Meet Jackie Aldama, Implementation Engineer at Nuxeo. A software engineer at heart, she not only writes code but also understands business goals and converts them into requirements, designs and eventually into an implementation plan.
Here’s her story.
Q: Tell us a little about yourself and your work prior to joining Nuxeo.
I studied Computer Science at Boston University while working in Information Technology and eventually software development. Software development has been a passion of mine for a long time that actually began when I decided to take a basic computer programming class as a kid. I didn’t own a computer until I was in highschool but I remember doing my homework on paper - yes, literally writing HTML and Java classes in my notebook - until I could buy my own laptop, which ended up being a super heavy (around 12 lbs) Toshiba with a 15” screen. I’ve worked primarily in New England as a Java and Web Developer and my first, and probably still favorite, programming language is Perl although I should probably brush up on my regex skills :)
Q: What do you like best about working here?
There are honestly so many reasons why I love working at Nuxeo. Nuxeo is built with some of the greatest and brightest minds I’ve met. Everyone’s focus and genuine interest is really contagious and fun to be around. The distributed nature of the company allows Nuxeo to grow teams of people from all over with vastly diverse skillsets and experience. The platform itself has been so fun to learn because it’s built with solid software engineering principles and can be extended in so many ways that there is always something new to explore.
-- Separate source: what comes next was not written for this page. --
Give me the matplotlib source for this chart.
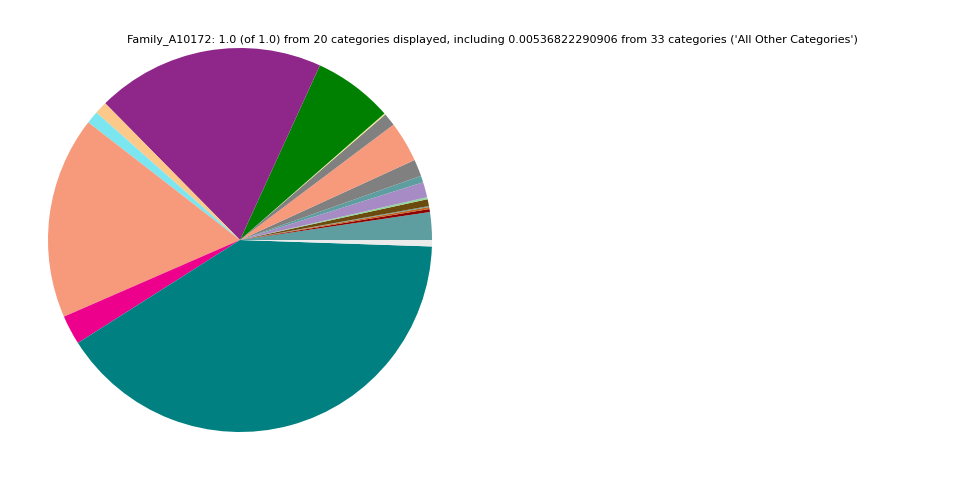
import matplotlib
matplotlib.use("Agg")
import matplotlib.pyplot as plt

# slice shares, counter-clockwise from 0 degrees
labels = ["cat01", "cat02", "cat03", "cat04", "cat05", "cat06", "cat07",
          "cat08", "cat09", "cat10", "cat11", "cat12", "cat13", "cat14",
          "cat15", "cat16", "cat17", "cat18", "cat19",
          "All Other Categories"]
values = [0.0233, 0.0025, 0.0017, 0.0008, 0.0058, 0.0017, 0.0128, 0.0056,
          0.0142, 0.0342, 0.0108, 0.0011, 0.0672, 0.1922, 0.0106, 0.0106,
          0.1703, 0.0247, 0.4046, 0.00537]
colors = ["#5F9EA0", "#8B0000", "#C8641E", "#5F9EA0", "#6B4A0E", "#8FD89A",
          "#A68BC5", "#5F9EA0", "#808080", "#F7997B", "#808080", "#F0E68C",
          "#008000", "#8F278B", "#FDC98A", "#7BE5F0", "#F7997B", "#EC008C",
          "#008080", "#EBEBEB"]

title = ("Family_A10172: 1.0 (of 1.0) from 20 categories displayed, including "
         "0.00536822290906 from 33 categories ('All Other Categories')")

fig = plt.figure(figsize=(9.6, 4.8), dpi=100)
ax = fig.add_axes([0.05, 0.1, 0.4, 0.8])
ax.pie(values, colors=colors, startangle=0, counterclock=True)
ax.set_xlim(-1, 1)
ax.set_ylim(-1, 1)
ax.set_aspect("equal")
ax.axis("off")

fig.text(0.5125, 0.917, title, ha="center", va="center", fontsize=8)

fig.savefig("out.png", dpi=100)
Q: What does your role as an Implementation Engineer entail? What does a typical work day look like?
My role is project based so every day is different! Some days I have a bunch of technical work I need to whip out, like building a custom package for a client, debugging and bug fixing, front-end work, or things like performance testing, analysis, and tweaking. I’m also spending a bit of time learning more about cloud infrastructures. Where my background has been more of a traditional software engineer, I am also fine tuning skills required for professional services and consulting. Taking and understanding business goals and converting them into requirements, designs and eventually into an implementation plan is what I have less formal experience with but really have fun working on. The best part is I can be part of the implementation after the planning and actually do the configuration or write the code! I find this role to be the best of both worlds and it provides a great balance between business and technical work.
Q: Have you received any comments or feedback from clients about the platform which you found interesting?
I’ve had a few candid conversations with clients about how powerful our platform is and how impressed they are with its extensibility. Watching users’ engagement and interactions with the platform, though, has been the most interesting experience. Even non-technical users see the potential, with some minor configurations, that could make their lives so much easier. I think it’s really important that we have a platform that is highly flexible but also user-friendly. Our new user interface (Web UI) is a great step up to maintaining just that. What I’ve seen while watching users interact with the platform is an example of how actions can speak louder than words.
Q: How do you like to spend your free time?
Although I do have some hobby code and enjoy the occasional video game (Guitar Hero, Age of Empires), I spend most of my free time outside. I used to be a really avid all-season hiker but over the past few years I’ve grown more and more interested in climbing and alpinism. Last year I climbed Mt. Rainier and Mt. Shuksan in Washington state. These were relatively easy climbs that required endurance and glacier travel skills. I have some more interesting goals in mind that I’m working on the skillset for - This Spring I will be spending some time in the Canadian Rockies climbing some of the most classic ice routes in North America. I’m so excited! I also am a volunteer ski patroller in Vermont. You have to go through pretty extensive training to be in ski patrol - similar to EMT, but with an outdoor emergency care focus - and it is quite rewarding to be able to help people in various types of scenarios.